L1 regularizatio tends to result in sparse vectors (E.g. 1, 0, 0, 1, 0, ...) as lower weights tends to go to zero. This is good for feature selection among large number of features, wherein features that are unimportant will zero out.

*L2 Regularization* 

Add $ \lambda (w_1^2 + w_2^2 + .... + w_n^2) $ to the error function.

L2 regularization tends not to prefer sparse vectors and preserves the homogeneus nature of small weights (E.g. 0.5, 0.3, -2.0, 0.4, 0.1). L2 regularization tends to do better model training compared to L1.

## Dropout

Some nodes might end up dominating the training owing to their higher weights. To counter this, we can randomly turn off certain nodes during each epoh. This is done by assigning a probablity to a node that it will be dropped.

## Random Restart

With gradient descent we might end up with a local minima as the final solution. To avoid this, we can perform gradient descent from random locations, which would help us arrive at a global minima or better local minima.

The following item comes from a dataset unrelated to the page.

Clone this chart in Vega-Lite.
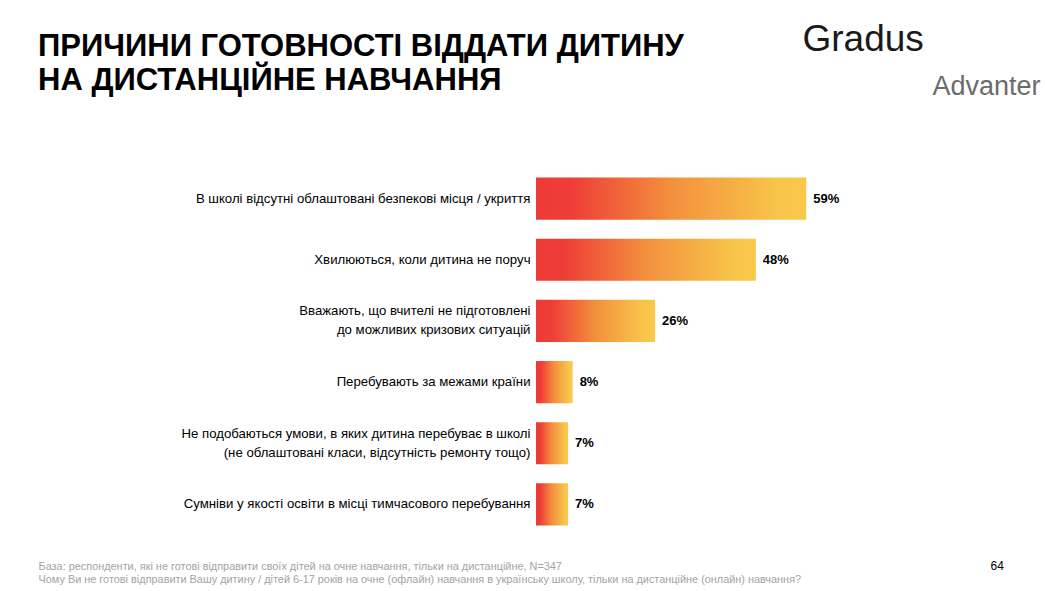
{
  "$schema": "https://vega.github.io/schema/vega-lite/v6.json",
  "autosize": "none",
  "width": 458,
  "height": 367,
  "padding": {"left": 536, "top": 168, "right": 52, "bottom": 56},
  "background": "white",
  "config": {"view": {"stroke": null}, "font": "Liberation Sans"},
  "title": {
    "text": ["ПРИЧИНИ ГОТОВНОСТІ ВІДДАТИ ДИТИНУ", "НА ДИСТАНЦІЙНЕ НАВЧАННЯ"],
    "orient": "none",
    "anchor": "start",
    "frame": "group",
    "dx": -498,
    "dy": -136,
    "font": "Liberation Sans",
    "fontSize": 31,
    "fontWeight": "bold",
    "color": "#000000",
    "lineHeight": 34,
    "baseline": "top",
    "align": "left",
    "offset": 0
  },
  "data": {
    "values": [
      {"reason": "В школі відсутні облаштовані безпекові місця / укриття", "pct": 0.59},
      {"reason": "Хвилюються, коли дитина не поруч", "pct": 0.48},
      {"reason": "Вважають, що вчителі не підготовлені|до можливих кризових ситуацій", "pct": 0.26},
      {"reason": "Перебувають за межами країни", "pct": 0.08},
      {"reason": "Не подобаються умови, в яких дитина перебуває в школі|(не облаштовані класи, відсутність ремонту тощо)", "pct": 0.07},
      {"reason": "Сумніви у якості освіти в місці тимчасового перебування", "pct": 0.07}
    ]
  },
  "resolve": {"scale": {"x": "independent", "y": "independent"}, "axis": {"x": "independent", "y": "independent"}},
  "layer": [
    {
      "mark": {
        "type": "bar",
        "color": {
          "gradient": "linear",
          "x1": 0, "y1": 0, "x2": 1, "y2": 0,
          "stops": [
            {"offset": 0, "color": "#EE3A37"},
            {"offset": 0.13, "color": "#EE3D37"},
            {"offset": 0.5, "color": "#F3903D"},
            {"offset": 0.9, "color": "#F8C54A"},
            {"offset": 1, "color": "#F9C84B"}
          ]
        }
      },
      "encoding": {
        "y": {
          "field": "reason",
          "type": "nominal",
          "sort": null,
          "scale": {"paddingInner": 0.31, "paddingOuter": 0.155},
          "axis": {
            "orient": "left",
            "title": "64",
            "titleAngle": 0,
            "titleX": 454,
            "titleY": 397,
            "titleAlign": "left",
            "titleBaseline": "middle",
            "titleFont": "Liberation Sans",
            "titleFontSize": 12,
            "titleFontWeight": "normal",
            "titleColor": "#000000",
            "domain": false,
            "ticks": false,
            "grid": false,
            "labelPadding": 6,
            "labelFont": "Liberation Sans",
            "labelFontSize": 13.2,
            "labelColor": "#000000",
            "labelLineHeight": 19,
            "labelLimit": 500,
            "labelExpr": "split(datum.label, '|')",
            "labelOffset": {"condition": {"test": "indexof(datum.value, '|') >= 0", "value": -9.5}, "value": 0}
          }
        },
        "x": {
          "field": "pct",
          "type": "quantitative",
          "scale": {"domain": [0, 1]},
          "axis": {
            "orient": "bottom",
            "domain": false,
            "ticks": false,
            "labels": false,
            "grid": false,
            "title": [
              "База: респонденти, які не готові відправити своїх дітей на очне навчання, тільки на дистанційне, N=347",
              "Чому Ви не готові відправити Вашу дитину / дітей 6-17 років на очне (офлайн) навчання в українську школу, тільки на дистанційне (онлайн) навчання?"
            ],
            "titleX": -498,
            "titleY": 25,
            "titleAlign": "left",
            "titleBaseline": "top",
            "titleFont": "Liberation Sans",
            "titleFontSize": 10.9,
            "titleFontWeight": "normal",
            "titleColor": "#A3A3A3",
            "titleLineHeight": 13
          }
        }
      }
    },
    {
      "mark": {
        "type": "text",
        "align": "left",
        "baseline": "middle",
        "dx": 7,
        "font": "Liberation Sans",
        "fontSize": 13,
        "fontWeight": "bold",
        "color": "#000000"
      },
      "encoding": {
        "y": {
          "field": "reason",
          "type": "nominal",
          "sort": null,
          "scale": {"paddingInner": 0.31, "paddingOuter": 0.155},
          "axis": {
            "orient": "right",
            "labels": false,
            "domain": false,
            "ticks": false,
            "grid": false,
            "title": "Advanter",
            "titleAngle": 0,
            "titleX": -62,
            "titleY": -82,
            "titleAlign": "left",
            "titleBaseline": "middle",
            "titleFont": "Liberation Sans",
            "titleFontSize": 27,
            "titleFontWeight": "normal",
            "titleColor": "#6B6B6B"
          }
        },
        "x": {
          "field": "pct",
          "type": "quantitative",
          "scale": {"domain": [0, 1]},
          "axis": {
            "orient": "top",
            "domain": false,
            "ticks": false,
            "labels": false,
            "grid": false,
            "title": "Gradus",
            "titleX": 266,
            "titleY": -129,
            "titleAlign": "left",
            "titleBaseline": "middle",
            "titleFont": "Liberation Sans",
            "titleFontSize": 37,
            "titleFontWeight": "normal",
            "titleColor": "#1A1A1A"
          }
        },
        "text": {"field": "pct", "type": "quantitative", "format": ".0%"}
      }
    }
  ]
}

## Different activation functions

A hyperbolic tangent function or a Rectified Linear Unit (ReLU) function can be used as the activation function instead of a sigmoid function. A sigmoid function returns the deriviative as zero as it moves closer to the edges of the sigmoid. This causes the vanishing gradient problem, i.e. the gradient gets closer and closer to zero after many epochs.

## Batch gradient descent vs. Stochastic gradient descent

Batch gradient descent takes a significant amount of time to complete as the amount of data increases. Matrix computations over the entire data set are both memory and time intesive.

In stochastic gradient descent, the total batch is divided in to several samples. One of the samples is used to train the neural network, perform back propagaion and it's weights are adjusted. Then the second sample is used to train the model, and so on till all the samples are done.

## Momentum

Another technique to overcome local minimums is to use a momentum parameter $ \beta $, which is a constant between zero and one, and attaches itself to the steps. This helps us to go over small local minimums and has good chance to arrive at a global minimum.